Por Sergio I. Rivero Carrasco
En la víspera de
la celebración que cada año acoge al tercer domingo de junio para agasajar a
los padres, me parece oportuno hacer algunas reflexiones que a mi juicio,
vendrían muy bien a los que tenemos la hermosa dicha de ser papá y haber vivido
momentos hermosos en la crianza de nuestros hijos.
Es un concepto
casi generalizado en nuestra sociedad que cuando hablamos de crianza de los
niños, la primera imagen que viene a la mente es la de la madre; la cultura
familiar al estilo tradicional, el machismo heredado unido a las malas
costumbres practicadas por años justifican ese razonamiento, pero es que
también tenemos loables ejemplos de padres que han asumido la crianza de sus hijos
por circunstancias de la vida y ha sido exitoso.
Pensar en
positivo, razonar con cordura, hacerle cosquillas a las fibras más sensibles de
nuestros corazones harán que sintamos el más profundo amor por nuestros
“cachorros”. Porque si bien es cierto que no amamantamos a los críos como
nuestras esposas, sí compartimos las mismas responsabilidades en su cuidado y
crianza. No hay que amamantar para amar.
Que un padre no amamante no significa que no deba tener las mismas
responsabilidades
que la madre. Los padres también disfrutamos
de los momentos de cercanía con nuestros hijos, de las canciones de cuna, de
sentirles en el pecho, de escuchar cómo respira, de saber que esa pequeña
criatura crecerá a nuestro lado y se convertirá en una u otra persona dependiendo
de la educación que le proporcionemos diariamente.
El
amor que profesamos por nuestros hijos es incondicional con independencia de
que no se formó en nuestro vientre y hayamos pasado por los malos o buenos
momentos de sentir los dolores y malestares de un parto; esas son bondades con
las que la madre natura dotó a las mujeres y como hombres celebramos esa magia
en el cuerpo de ellas y admiramos con denuedo esas virtudes. Pero el amor no es
abstracto, tiene matices y acciones concretas que se traducen en la guarda de
nuestras responsabilidades paternales, porque si de algo debemos estar
convencidos, es de que nosotros “no ayudamos” a las madres de nuestros nenes a
su crianza, sino que compartimos con ellas esa hermosa y tremenda
responsabilidad que nos acompaña el resto de nuestras vidas.
Por
fortuna hoy los roles de género han
cambiado y cada vez son más los padres que asumimos las mismas
responsabilidades que las mujeres tanto dentro como fuera del hogar, y ese
“pequeño detalle” será muy importante para lograr que las interacciones con nuestros
hijos se queden marcadas para siempre en
sus corazones; marcas que le ayudarán a desarrollar de forma más positiva o
negativa su personalidad y sus emociones, en dependencia de la intensidad con
las que ellas se realicen.
Quien
entrega amor, recoge amor. Hacer el bien noble y sanamente engendra virtudes.

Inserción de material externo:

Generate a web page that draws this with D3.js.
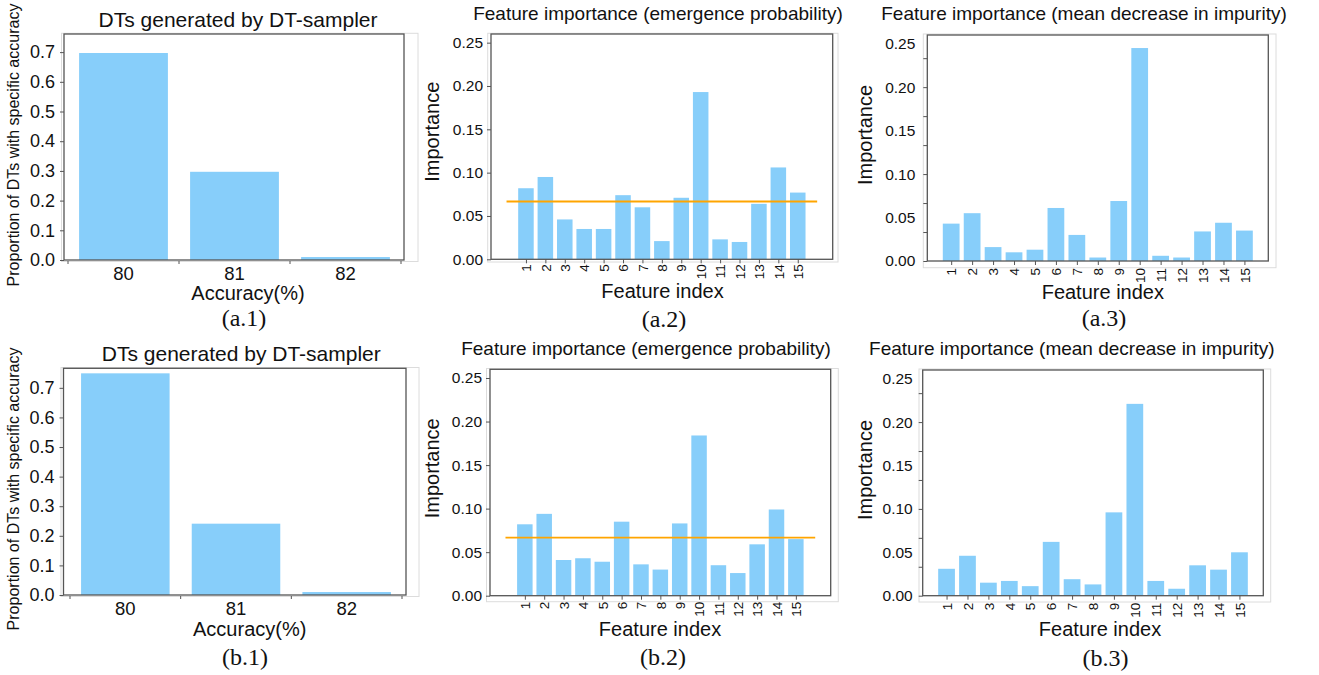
<!DOCTYPE html>
<html><head><meta charset="utf-8">
<script src="https://cdn.jsdelivr.net/npm/d3@7"></script>
<style>
body{margin:0;background:#fff;}
svg text{font-family:"Liberation Sans",Arial,Helvetica,sans-serif;fill:#111;}
</style></head><body>
<svg id="chart" width="1319" height="675"></svg>
<script>
// ---------------- data ----------------
const accCategories = ["80", "81", "82"];
const accProportionA = [0.697, 0.297, 0.010];
const accProportionB = [0.749, 0.241, 0.010];
const accTicks = [0, 0.1, 0.2, 0.3, 0.4, 0.5, 0.6, 0.7];

const featureIndex = [1, 2, 3, 4, 5, 6, 7, 8, 9, 10, 11, 12, 13, 14, 15];
const emergenceA = [0.082, 0.095, 0.046, 0.035, 0.035, 0.074, 0.060, 0.021, 0.071, 0.193, 0.023, 0.020, 0.064, 0.106, 0.077];
const impurityA  = [0.043, 0.055, 0.016, 0.010, 0.013, 0.061, 0.030, 0.004, 0.069, 0.245, 0.006, 0.004, 0.034, 0.044, 0.035];
const emergenceB = [0.082, 0.094, 0.041, 0.043, 0.039, 0.085, 0.036, 0.030, 0.083, 0.184, 0.035, 0.026, 0.059, 0.099, 0.065];
const impurityB  = [0.031, 0.046, 0.015, 0.017, 0.011, 0.062, 0.019, 0.013, 0.096, 0.221, 0.017, 0.008, 0.035, 0.030, 0.050];
const meanImportance = 0.0667;          // uniform level 1/15
const meanLineSpan = [0, 16];
const featTicks = [0, 0.05, 0.10, 0.15, 0.20, 0.25];
const impurityMarkTicks = [0, 0.05, 0.10, 0.15, 0.20, 0.25, 0.30, 0.35];

const titleAcc = "DTs generated by DT-sampler";
const titleEmergence = "Feature importance (emergence probability)";
const titleImpurity = "Feature importance (mean decrease in impurity)";
const yLabelAcc = "Proportion of DTs with specific accuracy";
const xLabelAcc = "Accuracy(%)";
const yLabelFeat = "Importance";
const xLabelFeat = "Feature index";

// ---------------- style ----------------
const BAR = "#87CEFA", SPINE = "#555", LIGHT = "#dcdcdc", ORANGE = "#FFA500";
const svg = d3.select("#chart");

function frame(g, p) {
  const [l, t, r, b] = p.light;
  g.append("rect").attr("x", l).attr("y", t).attr("width", r - l).attr("height", b - t)
    .attr("fill", "none").attr("stroke", LIGHT).attr("stroke-width", 1);
}
function spines(g, p) {
  g.append("rect").attr("x", p.left).attr("y", p.top)
    .attr("width", p.right - p.left).attr("height", p.bottom - p.top)
    .attr("fill", "none").attr("stroke", SPINE).attr("stroke-width", 1.3);
}
function text(g, s, x, y, size, opts = {}) {
  const t = g.append("text").attr("x", 0).attr("y", 0).attr("dy", "0.35em")
    .attr("text-anchor", "middle").style("font-size", size + "px").text(s)
    .attr("transform", `translate(${x},${y})` + (opts.rotate ? ` rotate(${opts.rotate})` : ""));
  if (opts.serif) t.style("font-family", '"Liberation Serif","Times New Roman",serif');
  return t;
}

function accPanel(p, values) {
  const g = svg.append("g");
  frame(g, p);
  const x = d3.scaleBand().domain(accCategories).range([p.bandL, p.bandR]).paddingInner(0.2).paddingOuter(0.1);
  const y = d3.scaleLinear().domain([0, p.yTop]).range([p.bottom, p.top]);
  const data = accCategories.map((c, i) => ({c, v: values[i]}));
  g.selectAll("rect.bar").data(data).join("rect").attr("class", "bar")
    .attr("x", d => x(d.c)).attr("width", x.bandwidth())
    .attr("y", d => y(d.v)).attr("height", d => y(0) - y(d.v)).attr("fill", BAR);
  spines(g, p);
  const ya = g.append("g").attr("transform", `translate(${p.left},0)`)
    .call(d3.axisLeft(y).tickValues(accTicks).tickFormat(d3.format(".1f")).tickSize(4).tickPadding(5));
  ya.select(".domain").remove();
  ya.selectAll(".tick line").attr("stroke", SPINE);
  ya.selectAll(".tick text").style("font-size", "18px").attr("fill", "#111");
  const bounds = accCategories.map(c => x(c) - x.step() * x.paddingOuter());
  bounds.push(p.bandR);
  g.selectAll("line.xt").data(bounds).join("line").attr("class", "xt")
    .attr("x1", d => d).attr("x2", d => d).attr("y1", p.bottom + 1).attr("y2", p.bottom + 4)
    .attr("stroke", SPINE).attr("stroke-width", 1);
  g.selectAll("text.xl").data(accCategories).join("text").attr("class", "xl")
    .attr("x", d => x(d) + x.bandwidth() / 2).attr("y", p.bottom + p.xTickDy).attr("dy", "0.35em")
    .attr("text-anchor", "middle").style("font-size", "18.5px").text(d => d);
  text(g, titleAcc, p.title[0], p.title[1], 21);
  text(g, xLabelAcc, p.xlab[0], p.xlab[1], 20);
  text(g, yLabelAcc, p.ylab[0], p.ylab[1], 16, {rotate: -90});
  text(g, p.cap, p.capPos[0], p.capPos[1], 24, {serif: true});
}

function featPanel(p, values, title, opts) {
  const g = svg.append("g");
  frame(g, p);
  const x = d3.scaleLinear().domain(p.xDom).range([p.left, p.right]);
  const y = d3.scaleLinear().domain([0, p.yTop]).range([p.bottom, p.top]);
  const bw = x(0.8) - x(0);
  const data = featureIndex.map((f, i) => ({f, v: values[i]}));
  g.selectAll("rect.bar").data(data).join("rect").attr("class", "bar")
    .attr("x", d => x(d.f) - bw / 2).attr("width", bw)
    .attr("y", d => y(d.v)).attr("height", d => y(0) - y(d.v)).attr("fill", BAR);
  if (opts.mean) {
    g.append("line").attr("x1", x(meanLineSpan[0])).attr("x2", x(meanLineSpan[1]))
      .attr("y1", y(meanImportance)).attr("y2", y(meanImportance))
      .attr("stroke", ORANGE).attr("stroke-width", 1.8);
  }
  spines(g, p);
  if (opts.marks) {
    const ym = d3.scaleLinear().domain([0, p.yTop * 1.5]).range([p.bottom, p.top]);
    const ma = g.append("g").attr("transform", `translate(${p.left},0)`)
      .call(d3.axisLeft(ym).tickValues(impurityMarkTicks).tickSize(4).tickFormat(""));
    ma.select(".domain").remove();
    ma.selectAll(".tick line").attr("stroke", SPINE);
    const la = g.append("g").attr("transform", `translate(${p.left},0)`)
      .call(d3.axisLeft(y).tickValues(featTicks).tickFormat(d3.format(".2f")).tickSize(0).tickPadding(p.labPad));
    la.select(".domain").remove();
    la.selectAll(".tick text").style("font-size", "15.5px").attr("fill", "#111");
  } else {
    const ya = g.append("g").attr("transform", `translate(${p.left},0)`)
      .call(d3.axisLeft(y).tickValues(featTicks).tickFormat(d3.format(".2f")).tickSize(4).tickPadding(4));
    ya.select(".domain").remove();
    ya.selectAll(".tick line").attr("stroke", SPINE);
    ya.selectAll(".tick text").style("font-size", "15.5px").attr("fill", "#111");
  }
  const xa = g.append("g").attr("transform", `translate(0,${p.bottom})`)
    .call(d3.axisBottom(x).tickValues(featureIndex).tickFormat(d3.format("d")).tickSize(4).tickPadding(4));
  xa.select(".domain").remove();
  xa.selectAll(".tick line").attr("stroke", SPINE);
  xa.selectAll(".tick text").style("font-size", "13.5px").attr("fill", "#111")
    .attr("text-anchor", "end").attr("transform", "rotate(-90)")
    .attr("x", -p.xTickPad).attr("y", 0).attr("dy", "0.35em");
  text(g, title, p.title[0], p.title[1], 19);
  text(g, xLabelFeat, p.xlab[0], p.xlab[1], 20);
  text(g, yLabelFeat, p.ylab[0], p.ylab[1], 20, {rotate: -90});
  text(g, p.cap, p.capPos[0], p.capPos[1], 24, {serif: true});
}

accPanel({left: 64, top: 34, right: 404, bottom: 260, bandL: 68, bandR: 401, yTop: 0.761,
  light: [61.5, 33.3, 418, 261.5], xTickDy: 13.5,
  title: [238, 19.2], xlab: [248, 293], ylab: [13, 145], cap: "(a.1)", capPos: [244, 318]}, accProportionA);
accPanel({left: 63.5, top: 368.3, right: 406, bottom: 595, bandL: 70, bandR: 402, yTop: 0.766,
  light: [61, 367.5, 419, 596.5], xTickDy: 14,
  title: [241.3, 353.7], xlab: [249.7, 629], ylab: [13, 489], cap: "(b.1)", capPos: [245, 656.7]}, accProportionB);

featPanel({left: 491, top: 34, right: 832.7, bottom: 259.3, xDom: [-0.8, 16.8], yTop: 0.26,
  light: [487.7, 33.3, 838, 262], xTickPad: 5,
  title: [658, 13.7], xlab: [662.5, 290.5], ylab: [432, 131.7], cap: "(a.2)", capPos: [664, 318.3]},
  emergenceA, titleEmergence, {mean: true});
featPanel({left: 490, top: 369.3, right: 830.7, bottom: 595.7, xDom: [-0.8, 16.8], yTop: 0.26,
  light: [486.5, 368.5, 838.3, 601.7], xTickPad: 6,
  title: [646, 348.3], xlab: [660, 629], ylab: [432, 468.3], cap: "(b.2)", capPos: [663, 656.7]},
  emergenceB, titleEmergence, {mean: true});
featPanel({left: 927.3, top: 35, right: 1268.3, bottom: 261, xDom: [-0.14, 16.14], yTop: 0.26,
  light: [923.3, 34, 1276, 267.7], xTickPad: 7, labPad: 12,
  title: [1084, 13.7], xlab: [1102.8, 292], ylab: [865, 135], cap: "(a.3)", capPos: [1104, 318]},
  impurityA, titleImpurity, {marks: true});
featPanel({left: 922.7, top: 370, right: 1263.3, bottom: 595.7, xDom: [-0.14, 16.14], yTop: 0.26,
  light: [919, 369, 1270.7, 602], xTickPad: 7, labPad: 10,
  title: [1071.8, 348.3], xlab: [1100, 629], ylab: [865, 470], cap: "(b.3)", capPos: [1105.5, 658]},
  impurityB, titleImpurity, {marks: true});
</script>
</body></html>
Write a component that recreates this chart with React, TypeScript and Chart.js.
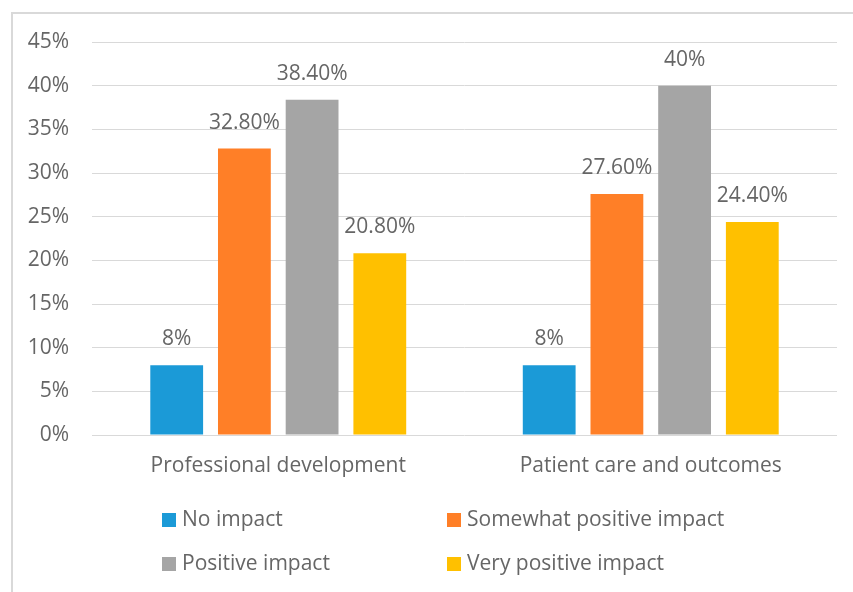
import React, { useEffect, useRef } from "react";
import { Chart, registerables } from "chart.js";

Chart.register(...registerables);

const categories = ["Professional development", "Patient care and outcomes"];
const seriesNames = ["No impact", "Somewhat positive impact", "Positive impact", "Very positive impact"];
const noImpact = [8, 8];
const somewhatPositive = [32.8, 27.6];
const positive = [38.4, 40];
const veryPositive = [20.8, 24.4];
const valueLabels = [
  ["8%", "8%"],
  ["32.80%", "27.60%"],
  ["38.40%", "40%"],
  ["20.80%", "24.40%"],
];
const colors = ["#1B9AD7", "#FF7F27", "#A5A5A5", "#FFC000"];
const FONT = "'Open Sans', sans-serif";
const TEXT = "#666666";
const FS = 21;

const labelPlugin = {
  id: "valueLabels",
  afterDatasetsDraw(chart: any) {
    const ctx = chart.ctx;
    ctx.save();
    ctx.font = `${FS}px ${FONT}`;
    ctx.fillStyle = TEXT;
    ctx.textAlign = "center";
    ctx.textBaseline = "middle";
    chart.data.datasets.forEach((ds: any, i: number) => {
      const meta = chart.getDatasetMeta(i);
      meta.data.forEach((bar: any, j: number) => {
        ctx.fillText(valueLabels[i][j], bar.x, bar.y - 26);
      });
    });
    ctx.restore();
  },
};

const legendPlugin = {
  id: "gridLegend",
  afterDraw(chart: any) {
    const ctx = chart.ctx;
    ctx.save();
    ctx.font = `${FS}px ${FONT}`;
    ctx.textBaseline = "middle";
    ctx.textAlign = "left";
    const colX = [162, 447];
    const rowY = [520, 564];
    chart.data.datasets.forEach((ds: any, i: number) => {
      const x = colX[i % 2];
      const y = rowY[Math.floor(i / 2)];
      ctx.fillStyle = ds.backgroundColor;
      ctx.fillRect(x, y - 7, 14, 14);
      ctx.fillStyle = TEXT;
      ctx.fillText(ds.label, x + 20, y);
    });
    ctx.restore();
  },
};

export default function App() {
  const ref = useRef<HTMLCanvasElement>(null);
  useEffect(() => {
    const data = [noImpact, somewhatPositive, positive, veryPositive];
    const chart = new Chart(ref.current!, {
      type: "bar",
      data: {
        labels: categories,
        datasets: seriesNames.map((n, i) => ({
          label: n,
          data: data[i],
          backgroundColor: colors[i],
          borderWidth: 0,
          categoryPercentage: 0.727,
          barPercentage: 0.78,
        })),
      },
      options: {
        animation: false,
        responsive: false,
        maintainAspectRatio: false,
        layout: { padding: { top: 42, left: 0, right: 16, bottom: 0 } },
        plugins: { legend: { display: false }, tooltip: { enabled: false } },
        scales: {
          x: {
            grid: { display: false, drawTicks: false },
            border: { display: false },
            ticks: { color: TEXT, font: { family: FONT, size: FS }, padding: 18 },
            afterFit: (s: any) => { s.height = 157; },
          },
          y: {
            min: 0,
            max: 45,
            ticks: {
              stepSize: 5,
              color: TEXT,
              font: { family: FONT, size: FS },
              padding: 23,
              callback: (v: any) => v + "%",
            },
            grid: { color: "#d9d9d9", lineWidth: 1, drawTicks: false },
            border: { display: false },
            afterFit: (s: any) => { s.width = 92; },
          },
        },
      },
      plugins: [labelPlugin, legendPlugin],
    });
    return () => chart.destroy();
  }, []);
  return (
    <div style={{ position: "fixed", left: 0, top: 0, width: 853, height: 592, background: "#fff" }}>
      <div style={{ position: "absolute", left: 11, top: 12, width: 850, height: 600, border: "2px solid #d9d9d9", boxSizing: "border-box" }} />
      <canvas ref={ref} width={853} height={592} style={{ position: "absolute", left: 0, top: 0 }} />
    </div>
  );
}
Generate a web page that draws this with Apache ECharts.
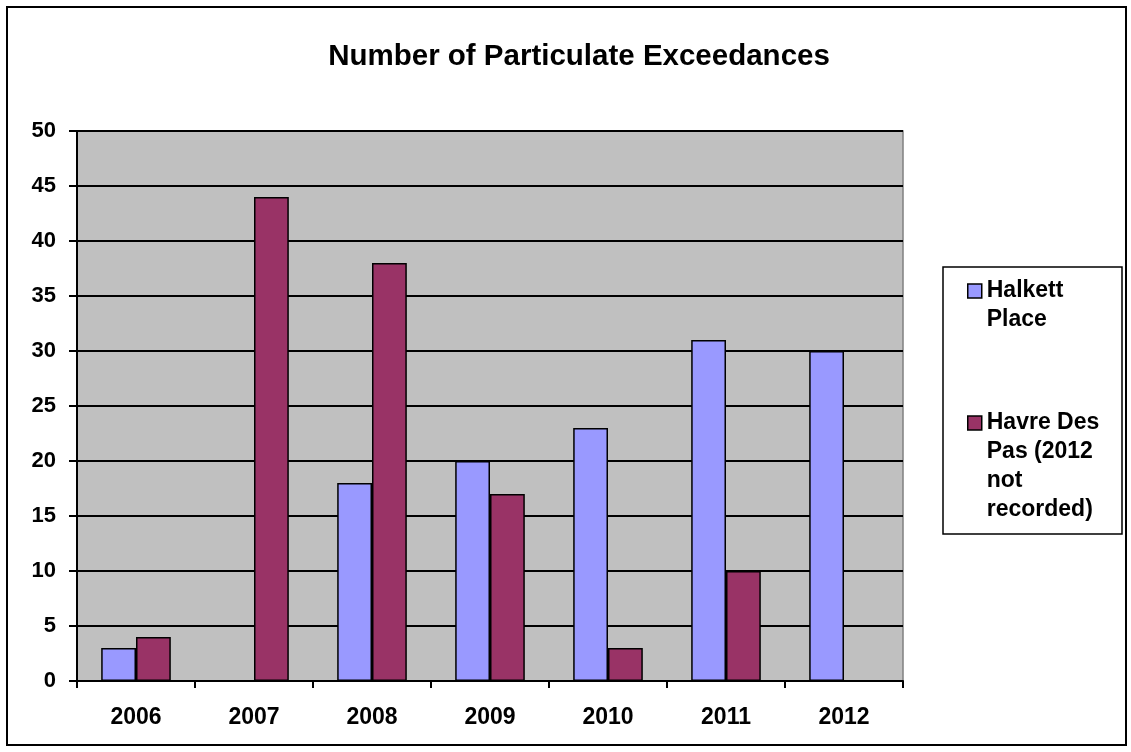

Cuando cargamos a los pequeños y los juntamos a nuestros cuerpos, piel con
piel, sintiendo esa sensación de hermosa tranquilidad mutua que no es más que
amor, les estamos haciendo el símil de su madre cuando los amamanta y les
transmite confianza y seguridad. La figura paterna es imprescindible para que
los hijos crezcan sanos y libres, sin sufrimientos ni ataduras, sin los malos
ejemplos de violencia o maltrato físico o verbal.
“Los años pasan
madurando, no envejeciendo”, sentenció nuestro Martí, y no se equivocó; este
legado nos convida a mantener vital los sentimientos, hacer de la vida una actualización
constante, mantener un pensamiento acorde a los nuevos tiempos para comprender
mejor a los hijos y corresponder a su bienestar emocional.
Estamos convencidos de que aunque no
amamantamos, sí amamos a los niños desde que son
concebidos, y cuando nacen necesitan de nuestra presencia siempre afectuosa,
cercana y amorosa. Si logramos que nuestra unión familiar sea
perdurable, podremos desde bien cerca en el hogar, centrarnos en lograr que nuestras
descendencias crezcan como seres humanos nobles, amorosos y responsables.